The Attorney General is the only person who can agree to grant a supplier sole control over the state's defense of any claim arising from a contract with the supplier. No purchasing officer has the authority to agree to such a clause and OMES is not the proper state agency to make such a decision and cannot do so under the guise of negotiating and performing a contract with a private entity. Therefore, a contract clause granting, in advance, a supplier control over the state's defense in a lawsuit or waiving the state’s defenses is prohibited.
Although contract language which states a supplier's liability is limited to the extent allowed by law is not prohibited, such language is superfluous, has no legal effect and the clause is void if the state cannot under the Constitution agree to a particular limitation of liability clause. See 74 O.S. §85.5.
NOTE: portions of this Opinion concluding that a limitation of liability clause in a contract constitutes a debt, liability or obligation of the state in violation of the Oklahoma Constitution or is inherently violative of public policy are not included in this Guide because those portions are overruled by Opinion No. 12-18.
The Central Purchasing Act does not prohibit negotiated contracts when using "RFP" bid procedures. Likewise, specific legislative enactments favor negotiated contracts using RFP procedures. The Opinion cites other instances in which an agency utilizes the bidding procedures and contracting process of the OMES Purchasing Division but retains its statutory duty to negotiate the contract.

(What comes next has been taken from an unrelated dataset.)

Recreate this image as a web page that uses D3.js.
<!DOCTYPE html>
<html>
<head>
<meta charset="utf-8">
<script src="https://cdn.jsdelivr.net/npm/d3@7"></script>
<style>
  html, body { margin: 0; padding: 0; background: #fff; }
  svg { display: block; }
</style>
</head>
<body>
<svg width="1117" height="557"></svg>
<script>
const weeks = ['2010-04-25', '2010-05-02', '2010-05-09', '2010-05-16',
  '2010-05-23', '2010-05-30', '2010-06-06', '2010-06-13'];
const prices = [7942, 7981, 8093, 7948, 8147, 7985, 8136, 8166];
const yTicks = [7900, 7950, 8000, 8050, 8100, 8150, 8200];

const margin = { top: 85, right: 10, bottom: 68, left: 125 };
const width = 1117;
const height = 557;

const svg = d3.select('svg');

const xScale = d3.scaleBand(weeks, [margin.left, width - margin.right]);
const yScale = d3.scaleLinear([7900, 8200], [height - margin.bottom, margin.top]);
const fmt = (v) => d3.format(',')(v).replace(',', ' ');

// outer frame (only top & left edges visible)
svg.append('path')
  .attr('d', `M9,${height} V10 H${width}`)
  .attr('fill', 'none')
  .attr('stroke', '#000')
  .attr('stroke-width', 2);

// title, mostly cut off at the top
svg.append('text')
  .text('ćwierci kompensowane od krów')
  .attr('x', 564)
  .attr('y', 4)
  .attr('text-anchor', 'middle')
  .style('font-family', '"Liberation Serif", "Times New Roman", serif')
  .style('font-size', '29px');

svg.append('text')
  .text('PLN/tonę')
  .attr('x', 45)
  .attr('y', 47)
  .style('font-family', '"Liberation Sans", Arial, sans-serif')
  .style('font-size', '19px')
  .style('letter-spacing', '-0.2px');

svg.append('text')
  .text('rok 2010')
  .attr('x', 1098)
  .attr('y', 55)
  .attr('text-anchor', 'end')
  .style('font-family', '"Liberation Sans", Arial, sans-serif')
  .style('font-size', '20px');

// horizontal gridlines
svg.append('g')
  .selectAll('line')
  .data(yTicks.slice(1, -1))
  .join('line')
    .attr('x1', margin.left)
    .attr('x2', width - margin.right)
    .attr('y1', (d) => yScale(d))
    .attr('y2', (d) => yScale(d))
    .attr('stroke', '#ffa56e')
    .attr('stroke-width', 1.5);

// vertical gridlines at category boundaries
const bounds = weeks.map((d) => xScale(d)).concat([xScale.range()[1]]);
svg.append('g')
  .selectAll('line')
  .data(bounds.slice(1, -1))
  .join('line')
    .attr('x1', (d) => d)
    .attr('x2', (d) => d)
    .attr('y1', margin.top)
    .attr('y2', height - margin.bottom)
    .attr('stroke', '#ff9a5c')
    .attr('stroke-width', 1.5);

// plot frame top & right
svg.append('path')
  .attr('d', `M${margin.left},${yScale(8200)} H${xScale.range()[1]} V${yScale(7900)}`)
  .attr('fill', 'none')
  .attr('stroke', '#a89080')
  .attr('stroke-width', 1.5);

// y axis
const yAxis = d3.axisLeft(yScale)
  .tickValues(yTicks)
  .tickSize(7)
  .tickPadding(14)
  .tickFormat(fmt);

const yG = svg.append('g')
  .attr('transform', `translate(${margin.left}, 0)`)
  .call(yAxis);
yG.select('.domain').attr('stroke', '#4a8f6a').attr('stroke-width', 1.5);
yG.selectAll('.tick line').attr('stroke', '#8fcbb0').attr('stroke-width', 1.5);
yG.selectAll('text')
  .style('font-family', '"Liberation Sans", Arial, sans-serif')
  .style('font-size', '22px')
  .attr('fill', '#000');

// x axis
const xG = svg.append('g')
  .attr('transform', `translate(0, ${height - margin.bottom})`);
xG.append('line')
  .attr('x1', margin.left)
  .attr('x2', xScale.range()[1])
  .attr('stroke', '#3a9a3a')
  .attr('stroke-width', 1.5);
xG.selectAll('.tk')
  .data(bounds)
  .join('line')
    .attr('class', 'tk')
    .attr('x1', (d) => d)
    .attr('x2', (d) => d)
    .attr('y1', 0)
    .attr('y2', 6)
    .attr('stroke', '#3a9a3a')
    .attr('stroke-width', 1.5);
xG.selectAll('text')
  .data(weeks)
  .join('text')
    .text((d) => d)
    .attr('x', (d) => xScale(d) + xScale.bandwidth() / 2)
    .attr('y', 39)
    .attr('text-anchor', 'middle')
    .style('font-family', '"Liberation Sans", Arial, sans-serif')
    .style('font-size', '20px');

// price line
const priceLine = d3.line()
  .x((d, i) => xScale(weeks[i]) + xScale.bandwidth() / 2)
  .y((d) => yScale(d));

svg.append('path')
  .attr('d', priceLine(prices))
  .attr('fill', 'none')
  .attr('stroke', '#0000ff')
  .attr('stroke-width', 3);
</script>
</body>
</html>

Thus, the Office of Juvenile Affairs may use the competitive bidding procedures of the OMES Purchasing Division or internal agency procedures when negotiating contracts with designated Youth Services Agencies so long as final contracts are negotiated by the Department of Juvenile Justice. See 74 O.S. §85.7.

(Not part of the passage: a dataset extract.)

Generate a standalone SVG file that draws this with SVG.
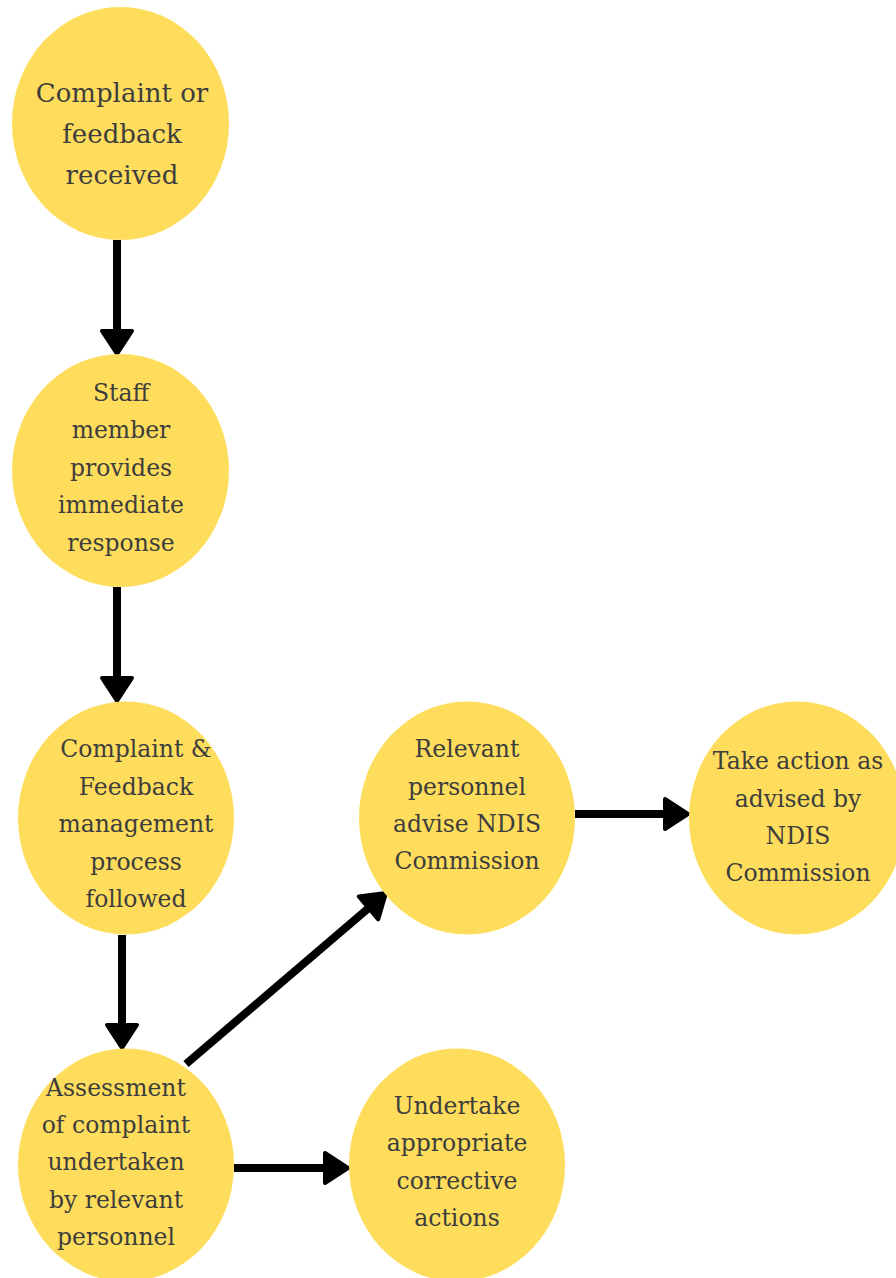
<svg xmlns="http://www.w3.org/2000/svg" width="896" height="1278" viewBox="0 0 896 1278">
<style>
.n{fill:#FFDD5C}
.t{font-family:"DejaVu Serif","Liberation Serif",serif;fill:#3d3d3d;text-anchor:middle;font-size:23.5px}
.big{font-size:26px}
.c{stroke:#000;stroke-width:8;fill:none}
.h{fill:#000;stroke:#000;stroke-width:4;stroke-linejoin:round}
</style>
<defs>
<polygon id="ah" class="h" points="0,0 -23,-15 -23,15"/>
</defs>
<rect width="896" height="1278" fill="#fff"/>
<g id="connectors">
<line class="c" x1="117" y1="240" x2="117" y2="334"/>
<use href="#ah" transform="translate(117,354) rotate(90)"/>
<line class="c" x1="117" y1="587" x2="117" y2="681"/>
<use href="#ah" transform="translate(117,701) rotate(90)"/>
<line class="c" x1="122" y1="935" x2="122" y2="1028"/>
<use href="#ah" transform="translate(122,1048) rotate(90)"/>
<line class="c" x1="186" y1="1064" x2="371" y2="906"/>
<use href="#ah" transform="translate(386,893) rotate(-40.4)"/>
<line class="c" x1="575" y1="814" x2="668" y2="814"/>
<use href="#ah" transform="translate(688,814)"/>
<line class="c" x1="234" y1="1168" x2="328" y2="1168"/>
<use href="#ah" transform="translate(348,1168)"/>
</g>
<g id="n1">
<ellipse class="n" cx="120.5" cy="123.5" rx="108.5" ry="116.5"/>
<text class="t big"><tspan x="122" y="102">Complaint or</tspan><tspan x="122" y="143">feedback</tspan><tspan x="122" y="184">received</tspan></text>
</g>
<g id="n2">
<ellipse class="n" cx="120.5" cy="470.5" rx="108.5" ry="116.5"/>
<text class="t"><tspan x="121" y="401">Staff</tspan><tspan x="121" y="438">member</tspan><tspan x="121" y="476">provides</tspan><tspan x="121" y="513">immediate</tspan><tspan x="121" y="551">response</tspan></text>
</g>
<g id="n3">
<ellipse class="n" cx="126" cy="818" rx="108" ry="116.5"/>
<text class="t"><tspan x="136" y="757">Complaint &amp;</tspan><tspan x="136" y="795">Feedback</tspan><tspan x="136" y="832">management</tspan><tspan x="136" y="870">process</tspan><tspan x="136" y="907">followed</tspan></text>
</g>
<g id="n4">
<ellipse class="n" cx="126" cy="1165" rx="108" ry="116.5"/>
<text class="t"><tspan x="116" y="1096">Assessment</tspan><tspan x="116" y="1133">of complaint</tspan><tspan x="116" y="1170">undertaken</tspan><tspan x="116" y="1208">by relevant</tspan><tspan x="116" y="1245">personnel</tspan></text>
</g>
<g id="n5">
<ellipse class="n" cx="467" cy="818" rx="108" ry="116.5"/>
<text class="t"><tspan x="467" y="757">Relevant</tspan><tspan x="467" y="795">personnel</tspan><tspan x="467" y="832">advise NDIS</tspan><tspan x="467" y="869">Commission</tspan></text>
</g>
<g id="n6">
<ellipse class="n" cx="797" cy="818" rx="108" ry="116.5"/>
<text class="t"><tspan x="798" y="769">Take action as</tspan><tspan x="798" y="807">advised by</tspan><tspan x="798" y="844">NDIS</tspan><tspan x="798" y="881">Commission</tspan></text>
</g>
<g id="n7">
<ellipse class="n" cx="457" cy="1165" rx="108" ry="116.5"/>
<text class="t"><tspan x="457" y="1114">Undertake</tspan><tspan x="457" y="1151">appropriate</tspan><tspan x="457" y="1189">corrective</tspan><tspan x="457" y="1226">actions</tspan></text>
</g>
</svg>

The Legislature has authorized state agencies to enter into a multi-year lease-purchase contract so long as the contract contains a valid non-appropriation clause. However, the Legislature has not authorized school districts to enter into multi-year contracts containing non-appropriation clauses. A school district contract extending beyond the fiscal year cannot be automatically renewed pursuant to the operation of a non-appropriation clause. A school district contract must contain a provision for mutual ratification of renewal, allowing the school and supplier to consider if they want to continue the contract for another year or terminate the contract at the end of a fiscal year. See 74 O.S. §85.4.